韓国メディア『毎日経済』が記事にしていますので、以下に該当部分を引用してみます。

(前略)
中国のガリウムとゲルマニウムは世界供給量のそれぞれ94%83%を占めています。中国の影響力が絶対的なレベルと言えます。

しかし、このような巨大なシェアにもかかわらず、このような業界の最初の反応は「どうだろう」というものでした。

事実、ガリウムとゲルマニウムは現在、韓国の半導体主要工程で直接使用されていないからです。

半導体業界の関係者は「韓国の半導体企業がガリウムやゲルマニウムを直接購入する量はほとんどない」とし、「協力業者を通じた間接的な流入の場合も、その割合は大きくない状況」と説明しました。

もちろん、ガリウムは次世代半導体に多量に使われる予定です。

『サムスン電子』の場合、2025年からガリウム基盤の半導体委託生産(ファウンドリー)市場に参入すると明らかにしましたが、需給に問題が発生した場合、注文が入っても量を合わせることが難しくなる可能性があります。

しかし、これは文字どおり2025年以降の「次世代」の話です。
(後略)

⇒参照・引用元:『毎日経済』「中 ‘공포탄’ 발사 이어 ‘실탄’도 쏠 태세…한국은 ‘찐’ 준비했다는데 [위클리반도체]」

直接購入がほとんどないので大丈夫だろう――と見ているわけです。

先にご紹介したとおり、今回の輸出厳格化は、対中国輸出管理強化施行をを07月23日に控えた日本を狙ったものと見て間違いありません。

しかし、韓国も安閑としている場合ではないのです。

同記事では、韓国政府は中国による次弾を恐れていると書いています。以下のような具合です。

(前略)
政府や業界は、中国が持っている本当のカードは「希土類」だと考えています。

希土類は半導体生産用の研磨剤、排ガス用触媒、蛍光体製造などに主に使用されます。

産業通商資源部によると、2021年時点で電気自動車などに使われる永久磁石用希土類の中国輸入依存度は86%です。半導体生産用の研磨剤として使われる希土類も54%で、半分以上が中国から輸入されています。

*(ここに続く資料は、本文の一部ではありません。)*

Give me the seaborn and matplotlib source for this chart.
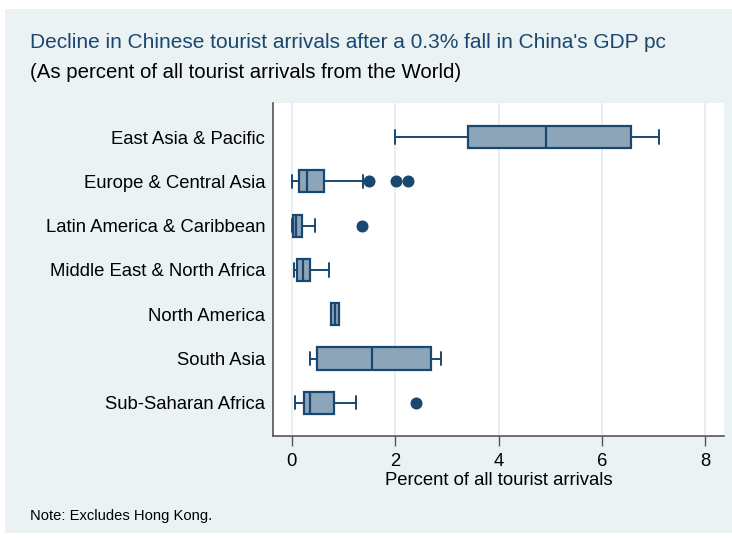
import matplotlib
matplotlib.use("Agg")
import matplotlib.pyplot as plt
import matplotlib.patches as mpatches
import seaborn as sns
import pandas as pd

# Regions, top to bottom
regions = [
    "East Asia & Pacific",
    "Europe & Central Asia",
    "Latin America & Caribbean",
    "Middle East & North Africa",
    "North America",
    "South Asia",
    "Sub-Saharan Africa",
]

# Box summary per region (percent of all tourist arrivals)
whisker_low = [1.99, 0.01, 0.00, 0.05, 0.75, 0.36, 0.06]
q1 = [3.40, 0.14, 0.03, 0.10, 0.75, 0.48, 0.23]
median = [4.91, 0.30, 0.08, 0.21, 0.84, 1.55, 0.36]
q3 = [6.56, 0.63, 0.19, 0.36, 0.92, 2.69, 0.82]
whisker_high = [7.10, 1.37, 0.44, 0.71, 0.92, 2.89, 1.24]

# Outlying countries
outlier_region = [
    "Europe & Central Asia", "Europe & Central Asia", "Europe & Central Asia",
    "Latin America & Caribbean", "Sub-Saharan Africa",
]
outlier_value = [1.49, 2.01, 2.24, 1.35, 2.40]

x_ticks = [0, 2, 4, 6, 8]

BG = "#EAF2F3"
NAVY = "#1A476F"
FILL = "#8DA5B9"

sns.set_theme(style="white")
plt.rcParams["font.family"] = ["Liberation Sans", "DejaVu Sans"]

fig = plt.figure(figsize=(7.32, 5.38), dpi=100, facecolor="white")
fig.patches.append(mpatches.Rectangle((5 / 732, 5 / 538), 727 / 732, 524 / 538,
                                      transform=fig.transFigure, facecolor=BG,
                                      edgecolor="none", zorder=-10))

ax = fig.add_axes([272.7 / 732, 1 - 436 / 538, (724 - 272.7) / 732, (436 - 103) / 538])
ax.set_facecolor("white")

stats = []
for i, r in enumerate(regions):
    stats.append(dict(label=r, whislo=whisker_low[i], q1=q1[i], med=median[i],
                      q3=q3[i], whishi=whisker_high[i], fliers=[]))

positions = list(range(len(regions)))
ax.bxp(stats, positions=positions, orientation="horizontal", widths=0.5,
       patch_artist=True, showfliers=False, capwidths=0.3,
       boxprops=dict(facecolor=FILL, edgecolor=NAVY, linewidth=1.6),
       medianprops=dict(color=NAVY, linewidth=1.6),
       whiskerprops=dict(color=NAVY, linewidth=1.4),
       capprops=dict(color=NAVY, linewidth=1.4))

out_df = pd.DataFrame({"region": outlier_region, "value": outlier_value})
out_df["pos"] = out_df["region"].map({r: i for i, r in enumerate(regions)})
sns.scatterplot(data=out_df, x="value", y="pos", ax=ax, color=NAVY, s=75,
                edgecolor=NAVY, linewidth=0, zorder=5, legend=False)

ax.set_xlim(-0.37, 8.36)
ax.set_ylim(6.75, -0.77)
ax.set_xticks(x_ticks)
ax.set_xticklabels([str(t) for t in x_ticks])
ax.set_yticks(positions)
ax.set_yticklabels(regions)
ax.xaxis.grid(True, color="#E4ECF0", linewidth=1.2)
ax.yaxis.grid(False)
ax.set_axisbelow(True)

for s in ["top", "right"]:
    ax.spines[s].set_visible(False)
for s in ["left", "bottom"]:
    ax.spines[s].set_color("#555555")
    ax.spines[s].set_linewidth(1.2)

ax.tick_params(axis="x", which="both", bottom=True, length=7, width=1,
               color="#555555", labelsize=13.3, pad=5, labelcolor="black")
ax.tick_params(axis="y", which="both", left=False, length=0, labelsize=13.3,
               pad=5.5, labelcolor="black")
ax.set_xlabel("Percent of all tourist arrivals", fontsize=13.3, color="black",
              labelpad=2)
ax.set_ylabel("")

fig.text(30 / 732, 1 - 43 / 538, "Decline in Chinese tourist arrivals after a 0.3% fall in China's GDP pc",
         fontsize=15, color=NAVY, va="center", ha="left")
fig.text(30 / 732, 1 - 72 / 538, "(As percent of all tourist arrivals from the World)",
         fontsize=14.7, color="black", va="center", ha="left")
fig.text(30 / 732, 1 - 516 / 538, "Note: Excludes Hong Kong.", fontsize=10.6,
         color="black", va="center", ha="left")

fig.savefig("out.png", dpi=100, facecolor="white")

中国の希土類圧迫は今に始まったことではありません。 中国は2010年の尖閣諸島領有権紛争時に日本への希土類輸出を規制し、外交兵器として初めて希土類を使用しました。

2019年にも米国のファーウェイ制裁に対する対応カードとして希土類輸出規制の可能性を検討しました。 その後、中国は希土類製造会社をまとめて体格を大きくし、2020年末には国家安全保障と利益に基づき、希土類輸出を制限できる「出口管理法」(輸出管理統制法)まで作りました。

昨年5月には希土類磁石関連技術と希土類製錬・加工・利用技術を輸出禁止対象に追加しました。

実際、中国の官営紙である『環球時報』は「アメリカ合衆国は中国の警告を聞け」とコラムを通じ、希土類まで輸出統制がさらに進む可能性を示唆しました。
(後略)

⇒参照・引用元:『毎日経済』「中 ‘공포탄’ 발사 이어 ‘실탄’도 쏠 태세…한국은 ‘찐’ 준비했다는데 [위클리반도체]」

というわけで、韓国は直接流入量が多い「希土類」にまで輸出の厳格化が進むことの方を恐れているのです。しかし、日本は世界的な素材・部品・装備の供給元です。

今回の「ガリウム・ゲルマニウムの輸出厳格化」によって日本が困れば、素材・部品・装備のユーザーである韓国も結局困ることになるのです。あまり安閑としていられることはないのではないでしょうか。